WHAT YOU SHOULD DO: Output all the data exactly. Pictures do not belong in the copy.
--*--
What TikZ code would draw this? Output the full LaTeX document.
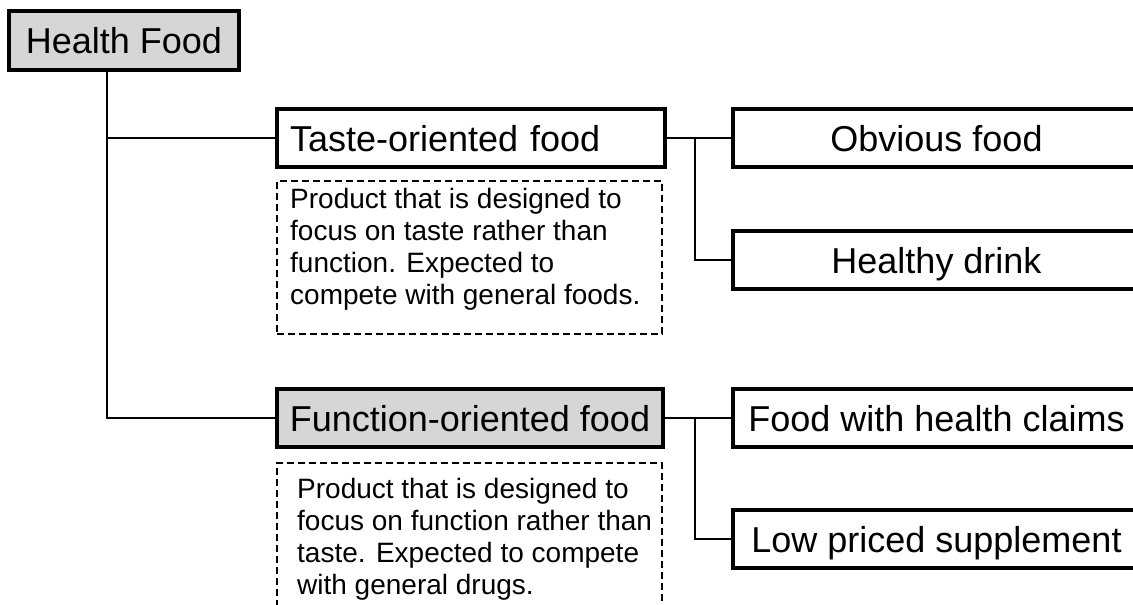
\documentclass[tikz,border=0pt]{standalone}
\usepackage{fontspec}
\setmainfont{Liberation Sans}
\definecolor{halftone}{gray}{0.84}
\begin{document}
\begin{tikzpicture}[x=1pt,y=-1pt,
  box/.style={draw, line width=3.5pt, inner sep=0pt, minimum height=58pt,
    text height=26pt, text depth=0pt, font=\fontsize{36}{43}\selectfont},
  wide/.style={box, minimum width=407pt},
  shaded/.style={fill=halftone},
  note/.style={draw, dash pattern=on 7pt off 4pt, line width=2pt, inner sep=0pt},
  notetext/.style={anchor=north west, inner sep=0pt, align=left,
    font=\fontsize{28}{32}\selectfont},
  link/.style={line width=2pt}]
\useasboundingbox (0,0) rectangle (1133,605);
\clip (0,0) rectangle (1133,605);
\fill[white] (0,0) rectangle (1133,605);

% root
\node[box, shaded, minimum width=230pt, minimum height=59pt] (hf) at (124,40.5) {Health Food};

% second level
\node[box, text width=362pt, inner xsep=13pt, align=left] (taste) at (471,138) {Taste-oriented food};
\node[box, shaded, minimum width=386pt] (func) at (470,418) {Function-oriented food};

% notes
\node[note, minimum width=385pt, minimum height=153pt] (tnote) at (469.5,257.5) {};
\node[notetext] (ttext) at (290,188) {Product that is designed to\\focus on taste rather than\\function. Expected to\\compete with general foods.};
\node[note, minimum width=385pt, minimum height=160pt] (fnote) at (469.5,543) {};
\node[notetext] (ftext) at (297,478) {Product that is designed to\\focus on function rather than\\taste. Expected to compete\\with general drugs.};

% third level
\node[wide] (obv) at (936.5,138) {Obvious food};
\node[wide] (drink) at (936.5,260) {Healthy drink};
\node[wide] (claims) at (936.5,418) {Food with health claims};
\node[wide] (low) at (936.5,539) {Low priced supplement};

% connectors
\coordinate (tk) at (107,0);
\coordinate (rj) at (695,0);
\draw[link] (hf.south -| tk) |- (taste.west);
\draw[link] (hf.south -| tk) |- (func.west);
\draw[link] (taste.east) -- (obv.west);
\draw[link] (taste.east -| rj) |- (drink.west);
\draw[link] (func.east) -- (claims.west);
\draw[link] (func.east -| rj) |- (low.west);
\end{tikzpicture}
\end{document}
--*--
PROBLEM SOLUTION:
What TikZ code would draw this? Output the full LaTeX document.
\documentclass[tikz,border=0pt]{standalone}
\usepackage{fontspec}
\setmainfont{Liberation Sans}
\definecolor{halftone}{gray}{0.84}
\begin{document}
\begin{tikzpicture}[x=1pt,y=-1pt,
  box/.style={draw, line width=3.5pt, inner sep=0pt, minimum height=58pt,
    text height=26pt, text depth=0pt, font=\fontsize{36}{43}\selectfont},
  wide/.style={box, minimum width=407pt},
  shaded/.style={fill=halftone},
  note/.style={draw, dash pattern=on 7pt off 4pt, line width=2pt, inner sep=0pt},
  notetext/.style={anchor=north west, inner sep=0pt, align=left,
    font=\fontsize{28}{32}\selectfont},
  link/.style={line width=2pt}]
\useasboundingbox (0,0) rectangle (1133,605);
\clip (0,0) rectangle (1133,605);
\fill[white] (0,0) rectangle (1133,605);

% root
\node[box, shaded, minimum width=230pt, minimum height=59pt] (hf) at (124,40.5) {Health Food};

% second level
\node[box, text width=362pt, inner xsep=13pt, align=left] (taste) at (471,138) {Taste-oriented food};
\node[box, shaded, minimum width=386pt] (func) at (470,418) {Function-oriented food};

% notes
\node[note, minimum width=385pt, minimum height=153pt] (tnote) at (469.5,257.5) {};
\node[notetext] (ttext) at (290,188) {Product that is designed to\\focus on taste rather than\\function. Expected to\\compete with general foods.};
\node[note, minimum width=385pt, minimum height=160pt] (fnote) at (469.5,543) {};
\node[notetext] (ftext) at (297,478) {Product that is designed to\\focus on function rather than\\taste. Expected to compete\\with general drugs.};

% third level
\node[wide] (obv) at (936.5,138) {Obvious food};
\node[wide] (drink) at (936.5,260) {Healthy drink};
\node[wide] (claims) at (936.5,418) {Food with health claims};
\node[wide] (low) at (936.5,539) {Low priced supplement};

% connectors
\coordinate (tk) at (107,0);
\coordinate (rj) at (695,0);
\draw[link] (hf.south -| tk) |- (taste.west);
\draw[link] (hf.south -| tk) |- (func.west);
\draw[link] (taste.east) -- (obv.west);
\draw[link] (taste.east -| rj) |- (drink.west);
\draw[link] (func.east) -- (claims.west);
\draw[link] (func.east -| rj) |- (low.west);
\end{tikzpicture}
\end{document}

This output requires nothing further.